Chinese Peasants Lose Land and Life to Finance Local Governments
The dark secret of how local governments in China finance themselves exploded violently to the attention of the public once more in China recently, when hundreds of thugs were hired to beat down an uprising against land grabs in the south. It resulted in two deaths, locals said.
Hired gangsters with armed with clubs, metal bars, and machetes were unleashed on a mostly unarmed crowd of peasants in Taiping Town in Shaotong City of southern China’s Yunnan Province on May 11. The protesters were furious that their property was effectively being stolen by Communist Party officials, as they saw it.
The incident highlighted how dependent local governments are on the revenue from selling land to drive economic development. Residents who have dwelled on the land for decades are driven to fury and desperation when their houses are demolished without reasonable compensation or due process.

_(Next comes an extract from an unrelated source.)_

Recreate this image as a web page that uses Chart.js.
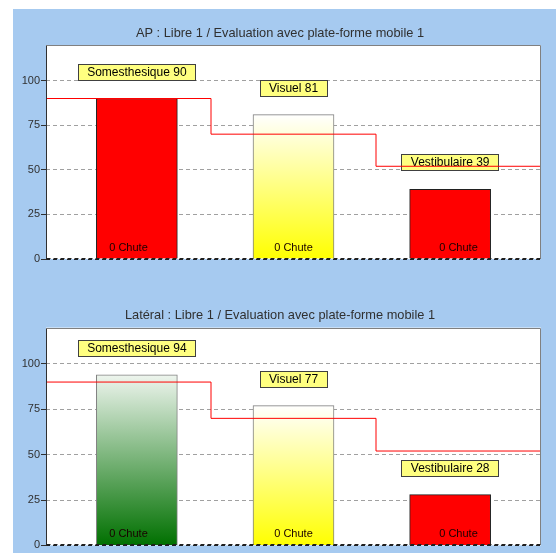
<!DOCTYPE html>
<html><head><meta charset="utf-8">
<script src="https://cdn.jsdelivr.net/npm/chart.js@4"></script>
<style>
html,body{margin:0;padding:0;background:#fff;width:556px;height:553px;overflow:hidden}
#panel{position:absolute;left:13px;top:9px;width:543px;height:544px;background:#a6caf0}
canvas{position:absolute;left:0}
#c1{top:0}
#c2{top:280px}
</style></head><body>
<div id="panel"></div>
<canvas id="c1" width="556" height="280"></canvas>
<canvas id="c2" width="556" height="273"></canvas>
<script>
// ---- data ----
const categories = ['Somesthesique', 'Visuel', 'Vestibulaire'];
const apValues = [90, 81, 39];
const latValues = [94, 77, 28];
const apReference = [90, 70, 52];
const latReference = [90, 70, 52];
const apChutes = [0, 0, 0];
const latChutes = [0, 0, 0];
const yTicks = [0, 25, 50, 75, 100];
const apTitle = 'AP : Libre 1 / Evaluation avec plate-forme mobile 1';
const latTitle = 'Latéral : Libre 1 / Evaluation avec plate-forme mobile 1';
// ---- styles ----
const apFills = ['red', 'yellow', 'red'];
const latFills = ['green', 'yellow', 'red'];
const FONT = '"Liberation Sans", Arial, sans-serif';

function barFill(kind, chart, value) {
  if (kind === 'red') return '#ff0000';
  const ys = chart.scales && chart.scales.y;
  if (!ys || !chart.chartArea) return kind === 'yellow' ? '#ffff80' : '#60a860';
  const top = ys.getPixelForValue(value), bottom = ys.getPixelForValue(0);
  const g = chart.ctx.createLinearGradient(0, top, 0, bottom);
  if (kind === 'yellow') { g.addColorStop(0, '#ffffff'); g.addColorStop(1, '#ffff00'); }
  else { g.addColorStop(0, '#eef5ee'); g.addColorStop(1, '#007000'); }
  return g;
}

const areaBg = {
  id: 'areaBg',
  beforeDraw(chart) {
    const a = chart.chartArea, ctx = chart.ctx;
    ctx.save(); ctx.fillStyle = '#ffffff';
    ctx.fillRect(a.left, a.top, a.right - a.left, a.bottom - a.top);
    ctx.restore();
  }
};

const frame = {
  id: 'frame',
  afterDraw(chart) {
    const a = chart.chartArea, ctx = chart.ctx;
    const l = Math.round(a.left) + 0.5, r = Math.round(a.right) - 0.5;
    const t = Math.round(a.top) + 0.5, b = Math.round(a.bottom) - 0.5;
    ctx.save(); ctx.lineWidth = 1;
    ctx.strokeStyle = '#808080';
    ctx.beginPath(); ctx.moveTo(l, t); ctx.lineTo(r, t); ctx.lineTo(r, b); ctx.stroke();
    ctx.strokeStyle = '#303030';
    ctx.beginPath(); ctx.moveTo(l, t); ctx.lineTo(l, b + 1); ctx.stroke();
    ctx.setLineDash([4, 3]);
    ctx.strokeStyle = '#202020';
    ctx.beginPath(); ctx.moveTo(l, b); ctx.lineTo(r, b); ctx.stroke();
    ctx.restore();
  }
};

const barLabels = {
  id: 'barLabels',
  afterDatasetDraw(chart, args, opts) {
    if (args.index !== 0) return;
    const ctx = chart.ctx;
    const ds = chart.data.datasets[0].data;
    const x2 = chart.scales.x2;
    ctx.save();
    args.meta.data.forEach((el, i) => {
      const text = categories[i] + ' ' + ds[i].y;
      ctx.font = '12px ' + FONT;
      const w = Math.round(ctx.measureText(text).width + 19);
      const h = 17;
      const x = Math.round(el.x - w / 2);
      const yb = Math.round(el.y - 18);
      ctx.fillStyle = '#ffff80';
      ctx.fillRect(x, yb - h, w, h);
      ctx.strokeStyle = '#404040'; ctx.lineWidth = 1;
      ctx.strokeRect(x + 0.5, yb - h + 0.5, w - 1, h - 1);
      ctx.fillStyle = '#000';
      ctx.textAlign = 'center'; ctx.textBaseline = 'middle';
      ctx.fillText(text, el.x, yb - h / 2 + 0.5);
      ctx.font = '11px ' + FONT;
      ctx.fillStyle = '#1a0000';
      ctx.fillText(opts.chutes[i] + ' Chute', x2.getPixelForValue(i + 0.5), el.base - 11);
    });
    ctx.restore();
  }
};

function makeChart(id, title, values, reference, chutes, fills, pad, titlePad) {
  const barData = values.map((v, i) => ({ x: i, y: v }));
  const lineData = reference.map((v, i) => ({ x: i, y: v }));
  lineData.push({ x: reference.length, y: reference[reference.length - 1] });
  return new Chart(document.getElementById(id), {
    type: 'bar',
    data: {
      datasets: [
        {
          type: 'bar', data: barData, xAxisID: 'x', yAxisID: 'y', order: 2,
          grouped: false, barThickness: 81, borderWidth: 1,
          backgroundColor: (c) => barFill(fills[c.dataIndex], c.chart, values[c.dataIndex]),
          borderColor: (c) => fills[c.dataIndex] === 'red' ? '#202020' : '#808080'
        },
        {
          type: 'line', data: lineData, xAxisID: 'x2', yAxisID: 'y', order: 1,
          stepped: true, borderColor: '#ff0000', borderWidth: 1, pointRadius: 0, fill: false
        }
      ]
    },
    options: {
      responsive: false, animation: false,
      layout: { padding: pad },
      plugins: {
        legend: { display: false }, tooltip: { enabled: false },
        title: { display: true, text: title, color: '#303030',
          font: { family: FONT, size: 12.8, weight: 'normal', lineHeight: 1 },
          padding: { top: 0, bottom: titlePad } },
        barLabels: { chutes: chutes }
      },
      scales: {
        x: { type: 'linear', min: -0.58, max: 2.58, offset: false, display: false,
             afterBuildTicks: (s) => { s.ticks = categories.map((c, i) => ({ value: i })); } },
        x2: { type: 'linear', min: 0, max: 3, offset: false, display: false },
        y: {
          min: 0, max: 120,
          afterBuildTicks: (s) => { s.ticks = yTicks.map(v => ({ value: v })); },
          afterFit: (s) => { s.width = 27; },
          ticks: { color: '#303030', font: { family: FONT, size: 11 }, padding: 1 },
          grid: {
            color: (c) => c.tick && c.tick.value === 0 ? '#202020' : '#a0a0a0',
            tickColor: '#303030', tickLength: 5, tickBorderDash: [], drawTicks: true
          },
          border: { display: false, dash: [4, 3] }
        }
      }
    },
    plugins: [areaBg, barLabels, frame]
  });
}

makeChart('c1', apTitle, apValues, apReference, apChutes, apFills,
  { top: 26.6, left: 19, right: 15, bottom: 21 }, 5.6);
makeChart('c2', latTitle, latValues, latReference, latChutes, latFills,
  { top: 28.6, left: 19, right: 15, bottom: 7.3 }, 6.2);
</script>
</body></html>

What took place in Taiping Town happens regularly across China, and the incident there serves as a case study in land expropriation and the extreme tensions that can result. Apart from the two men allegedly beaten to death, at least 20 villagers were badly injured, according to the website Jasmine Places, which focuses on mass incidents in China.

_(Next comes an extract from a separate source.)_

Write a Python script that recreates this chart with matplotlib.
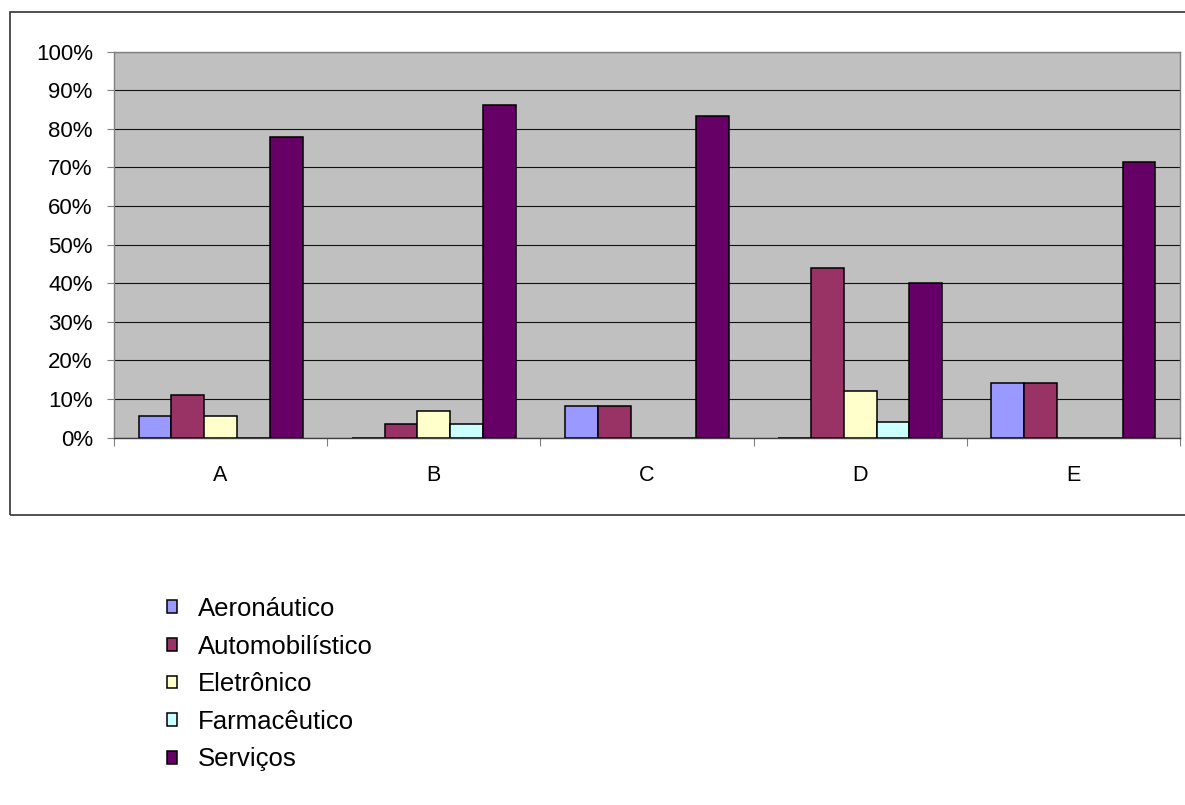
import matplotlib
matplotlib.use("Agg")
import matplotlib.pyplot as plt
from matplotlib.patches import Rectangle
from matplotlib.ticker import PercentFormatter, FixedLocator
import numpy as np

plt.rcParams['font.family'] = ['Liberation Sans', 'DejaVu Sans']

categories = ['A', 'B', 'C', 'D', 'E']
series_names = ['Aeronáutico', 'Automobilístico', 'Eletrônico', 'Farmacêutico', 'Serviços']
series_colors = ['#9999FF', '#993366', '#FFFFCC', '#CCFFFF', '#660066']

aeronautico = [1/18, 0.0, 1/12, 0.0, 1/7]
automobilistico = [2/18, 1/29, 1/12, 0.44, 1/7]
eletronico = [1/18, 2/29, 0.0, 0.12, 0.0]
farmaceutico = [0.0, 1/29, 0.0, 0.04, 0.0]
servicos = [14/18, 25/29, 10/12, 0.40, 5/7]

series_values = [aeronautico, automobilistico, eletronico, farmaceutico, servicos]

W, H = 1185, 805
fig = plt.figure(figsize=(W / 100, H / 100), dpi=100)

# chart area frame
fig.patches.append(Rectangle((10 / W, 1 - 515 / H), 1.2, (515 - 12) / H,
                             transform=fig.transFigure, fill=False,
                             edgecolor='#333333', linewidth=1.2, zorder=0))

left, right, top, bottom = 114, 1180, 51.7, 437.7
ax = fig.add_axes([left / W, 1 - bottom / H, (right - left) / W, (bottom - top) / H])
ax.set_facecolor('#C0C0C0')

n = len(series_names)
gap = 1.5
bw = 1.0 / (n + gap)
x = np.arange(len(categories))
bars = []
for i, (vals, color, name) in enumerate(zip(series_values, series_colors, series_names)):
    offs = (i - (n - 1) / 2) * bw
    b = ax.bar(x + offs, vals, width=bw, color=color, edgecolor='black',
               linewidth=1.1, label=name, zorder=3)
    bars.append(b)

ax.set_xlim(-0.5, len(categories) - 0.5)
ax.set_ylim(0, 1.0)
ax.set_yticks(np.arange(0, 1.01, 0.1))
ax.yaxis.set_major_formatter(PercentFormatter(1.0, decimals=0))
ax.yaxis.grid(True, color='#111111', linewidth=0.8, zorder=1)
ax.set_axisbelow(True)

# category labels centred, ticks at category boundaries
ax.set_xticks(x)
ax.set_xticklabels(categories)
ax.tick_params(axis='x', which='major', length=0, pad=19.5, labelsize=15.5)
ax.xaxis.set_minor_locator(FixedLocator(np.arange(-0.5, len(categories), 1.0)))
ax.tick_params(axis='x', which='minor', length=5.5, width=0.8, color='#808080', direction='out')
ax.tick_params(axis='y', length=5.3, width=0.8, color='#808080', pad=10, labelsize=16)

for side in ['left', 'right', 'top']:
    ax.spines[side].set_color('#808080')
    ax.spines[side].set_linewidth(1.0)
ax.spines['bottom'].set_color('#404040')
ax.spines['bottom'].set_linewidth(1.0)

leg = fig.legend(handles=bars, labels=series_names, loc='upper left',
                 bbox_to_anchor=(167 / W, 1 - 597 / H), frameon=False,
                 fontsize=18.5, handlelength=0.39, handleheight=0.39,
                 handletextpad=0.8, labelspacing=0.53, borderaxespad=0,
                 borderpad=0)

fig.savefig('out.png', dpi=100)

One of the pictures sent to Jasmine Places is an alarming image of a bloodied villager, sitting on a hospital bed, with a machete lodged in his back, having entered mid-back exited near the shoulder.
Bait and Switch
The forcible land acquisitions in Taiping Town began in 2000 when the local government purchased farmland from some villagers at the very low price of 14,000 yuan per acre ($2,244), and promised to compensate each family a 60 square meter plot of residential land in the near future.
Over a decade passed, however, and no residential land has been given to the villagers, for whom land constitutes their only asset.

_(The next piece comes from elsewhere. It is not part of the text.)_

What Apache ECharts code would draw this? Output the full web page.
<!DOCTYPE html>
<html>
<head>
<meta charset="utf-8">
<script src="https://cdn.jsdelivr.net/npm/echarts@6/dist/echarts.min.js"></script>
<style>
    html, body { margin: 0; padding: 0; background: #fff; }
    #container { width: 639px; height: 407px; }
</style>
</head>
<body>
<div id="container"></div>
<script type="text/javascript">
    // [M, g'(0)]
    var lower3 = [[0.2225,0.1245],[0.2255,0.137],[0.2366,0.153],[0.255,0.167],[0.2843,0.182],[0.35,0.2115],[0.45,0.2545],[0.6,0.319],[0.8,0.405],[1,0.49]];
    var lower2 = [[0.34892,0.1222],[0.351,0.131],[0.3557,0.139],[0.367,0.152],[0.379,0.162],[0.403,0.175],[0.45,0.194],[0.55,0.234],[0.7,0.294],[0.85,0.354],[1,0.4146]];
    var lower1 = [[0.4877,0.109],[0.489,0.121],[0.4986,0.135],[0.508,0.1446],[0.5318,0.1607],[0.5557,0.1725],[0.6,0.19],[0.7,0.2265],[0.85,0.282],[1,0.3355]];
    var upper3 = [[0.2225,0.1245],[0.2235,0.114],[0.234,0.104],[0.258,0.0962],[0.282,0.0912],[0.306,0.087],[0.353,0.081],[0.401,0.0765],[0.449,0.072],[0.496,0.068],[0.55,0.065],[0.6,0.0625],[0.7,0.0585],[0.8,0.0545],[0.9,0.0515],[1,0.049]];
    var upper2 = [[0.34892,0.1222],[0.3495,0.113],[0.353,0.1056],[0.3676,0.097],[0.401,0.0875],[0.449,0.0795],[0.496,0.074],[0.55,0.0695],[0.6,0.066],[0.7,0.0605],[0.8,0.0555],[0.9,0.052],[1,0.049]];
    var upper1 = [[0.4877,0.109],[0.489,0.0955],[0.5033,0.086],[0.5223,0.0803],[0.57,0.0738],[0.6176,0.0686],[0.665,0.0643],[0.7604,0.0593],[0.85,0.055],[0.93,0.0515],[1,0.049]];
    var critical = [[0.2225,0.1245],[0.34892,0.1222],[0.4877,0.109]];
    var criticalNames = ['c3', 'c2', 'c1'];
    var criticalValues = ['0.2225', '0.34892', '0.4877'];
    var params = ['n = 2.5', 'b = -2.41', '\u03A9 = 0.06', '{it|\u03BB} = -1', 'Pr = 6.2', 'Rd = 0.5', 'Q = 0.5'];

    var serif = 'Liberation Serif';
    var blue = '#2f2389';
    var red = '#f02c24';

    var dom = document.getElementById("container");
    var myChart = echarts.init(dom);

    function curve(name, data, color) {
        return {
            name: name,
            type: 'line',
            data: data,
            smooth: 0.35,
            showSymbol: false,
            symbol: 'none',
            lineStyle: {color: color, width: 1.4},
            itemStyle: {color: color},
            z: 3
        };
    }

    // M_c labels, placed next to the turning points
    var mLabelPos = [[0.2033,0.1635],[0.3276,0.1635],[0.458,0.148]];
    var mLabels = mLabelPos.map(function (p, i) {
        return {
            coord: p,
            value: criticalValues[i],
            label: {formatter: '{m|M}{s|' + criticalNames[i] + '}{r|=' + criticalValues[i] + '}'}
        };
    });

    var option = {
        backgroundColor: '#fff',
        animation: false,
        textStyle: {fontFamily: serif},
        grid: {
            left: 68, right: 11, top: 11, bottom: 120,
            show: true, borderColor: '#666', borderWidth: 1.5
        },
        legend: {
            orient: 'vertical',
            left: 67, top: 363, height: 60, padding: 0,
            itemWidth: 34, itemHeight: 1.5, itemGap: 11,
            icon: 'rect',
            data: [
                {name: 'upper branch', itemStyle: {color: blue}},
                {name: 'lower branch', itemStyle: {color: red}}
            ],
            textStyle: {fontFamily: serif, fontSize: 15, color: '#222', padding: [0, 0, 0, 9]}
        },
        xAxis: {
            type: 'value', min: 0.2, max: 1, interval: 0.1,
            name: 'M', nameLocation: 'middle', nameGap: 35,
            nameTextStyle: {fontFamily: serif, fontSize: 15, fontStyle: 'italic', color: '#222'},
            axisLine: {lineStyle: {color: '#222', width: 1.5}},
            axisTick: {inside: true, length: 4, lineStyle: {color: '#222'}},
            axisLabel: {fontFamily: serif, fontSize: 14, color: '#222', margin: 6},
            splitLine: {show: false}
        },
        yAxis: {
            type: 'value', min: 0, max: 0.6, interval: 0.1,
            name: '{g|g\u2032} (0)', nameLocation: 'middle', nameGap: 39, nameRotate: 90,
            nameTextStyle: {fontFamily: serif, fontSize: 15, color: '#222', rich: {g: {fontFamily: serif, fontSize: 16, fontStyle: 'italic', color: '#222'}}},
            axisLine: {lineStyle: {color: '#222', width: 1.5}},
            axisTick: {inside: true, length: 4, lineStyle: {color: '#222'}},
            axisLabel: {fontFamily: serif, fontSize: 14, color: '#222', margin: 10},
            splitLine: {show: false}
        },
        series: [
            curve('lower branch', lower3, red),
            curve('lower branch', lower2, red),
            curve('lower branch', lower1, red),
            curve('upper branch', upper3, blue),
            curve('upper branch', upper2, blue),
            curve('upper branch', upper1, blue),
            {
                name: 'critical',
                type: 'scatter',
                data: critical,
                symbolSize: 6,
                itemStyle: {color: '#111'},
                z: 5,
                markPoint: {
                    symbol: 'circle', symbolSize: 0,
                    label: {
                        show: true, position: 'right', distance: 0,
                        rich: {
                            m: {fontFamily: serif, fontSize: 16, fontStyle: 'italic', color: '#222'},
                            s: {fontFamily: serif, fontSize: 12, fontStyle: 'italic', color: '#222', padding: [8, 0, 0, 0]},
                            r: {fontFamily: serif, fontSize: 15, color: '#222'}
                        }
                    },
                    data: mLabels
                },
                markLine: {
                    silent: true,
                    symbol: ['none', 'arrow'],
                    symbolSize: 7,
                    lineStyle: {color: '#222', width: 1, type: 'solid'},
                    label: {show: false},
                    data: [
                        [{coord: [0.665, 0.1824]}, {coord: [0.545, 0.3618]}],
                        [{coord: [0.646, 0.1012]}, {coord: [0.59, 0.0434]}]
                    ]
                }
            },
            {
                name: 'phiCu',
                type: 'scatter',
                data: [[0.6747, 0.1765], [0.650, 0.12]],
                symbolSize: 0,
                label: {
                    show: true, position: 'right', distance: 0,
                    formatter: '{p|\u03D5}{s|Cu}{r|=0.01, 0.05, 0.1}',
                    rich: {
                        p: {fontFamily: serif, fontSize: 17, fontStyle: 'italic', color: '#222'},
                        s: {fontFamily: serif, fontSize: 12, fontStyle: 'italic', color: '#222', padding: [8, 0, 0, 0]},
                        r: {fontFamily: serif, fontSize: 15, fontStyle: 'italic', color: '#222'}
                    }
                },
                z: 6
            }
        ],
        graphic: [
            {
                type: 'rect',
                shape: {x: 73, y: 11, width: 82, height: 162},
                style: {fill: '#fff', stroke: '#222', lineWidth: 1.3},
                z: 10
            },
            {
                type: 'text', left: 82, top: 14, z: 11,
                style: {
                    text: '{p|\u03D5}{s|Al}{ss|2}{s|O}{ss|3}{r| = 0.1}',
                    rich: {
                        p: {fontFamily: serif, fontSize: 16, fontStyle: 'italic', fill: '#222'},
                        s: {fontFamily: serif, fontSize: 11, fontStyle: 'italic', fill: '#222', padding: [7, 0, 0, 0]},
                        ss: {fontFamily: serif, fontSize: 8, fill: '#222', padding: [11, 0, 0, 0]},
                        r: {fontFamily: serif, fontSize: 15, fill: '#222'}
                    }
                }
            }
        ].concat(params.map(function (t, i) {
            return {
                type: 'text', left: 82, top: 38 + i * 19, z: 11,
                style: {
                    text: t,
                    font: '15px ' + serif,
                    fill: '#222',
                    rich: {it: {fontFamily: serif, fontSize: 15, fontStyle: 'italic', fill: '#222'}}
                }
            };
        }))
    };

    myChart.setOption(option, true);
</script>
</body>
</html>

“Land is life for us farmers. We watched those tall buildings being erected on our land one after another. But we have become landless peasants,” wrote a local villager, anonymously, on the popular Tianya Internet forum.
“Our lives are desperate. … There’s no place for us to redress our grievances,” the villager wrote.
In protest, villagers set up tents on the disputed land.
At around 5 p.m. on May 11, the town Party secretary, Chi Huancai, as well as several top security officials, led over 200 hired thugs to break them up. They then set about beating and attacking the villagers, called for reinforcements, and continued the fight until midnight. Locals estimate that up to 500 thugs were brought in.
Jia Qiyun, a local resident, died during the conflict, while another villager named Zhuang Hai died in a hospital the following day.
Over 1,000 outraged and aggrieved villagers gathered in front of the local government building on May 13, while Jia’s body sat lifeless in a freezer in the middle of the road.
A Dark Pattern
The series of events in Taiping is only one of the more recent and violent clashes. Similar cases are frequently reported throughout China.
In Xia County of Shanxi Province, for example, 60 villagers were beaten by thugs allegedly acting on behalf of the local government. On May 20 after the beating, 10 peasants were hospitalized in critical condition. The rioting villagers managed to burn an official vehicle during the conflict.
Despite the fact that its own officials carry out these abuses, the Chinese Communist Party is concerned about the resultant unrest.
The Chinese Academy of Social Sciences, the Chinese regime’s top research institute, said that tens of thousands to over 100,000 “mass incidents” like this erupt each year in China.
Half of them are reportedly caused by land acquisitions and house demolitions. At least 16 cases of death during land disputes were reported by Chinese media last year: some victims were directly beaten to death by hired thugs, while others were crushed by construction equipment.
Some, driven to the edges of desperation, committed suicide, including by self-immolation, to protest.
The state-ownership of land in China has opened an enormous space for the abuse of power, corruption, and secret deals.
But there is little indication that the problem will be going away. Local governments have relied heavily on land-based financing for roughly the last decade: real estate accounts for up to 40 percent of local government revenue, according to China Securities Daily. With the massive increase in local government debt, authorities around China may simply increase their expropriations.
In the case of Taiping Town, the death of villager Jia resulted in no punishment for those who killed him. The death was acknowledged in a short announcement on the local government website, but it said that he had “suddenly collapsed to the ground” during a dispute. It acknowledged, “the family has objected about the cause of Jia’s death,” but then went on to blame them for blocking traffic for several hours.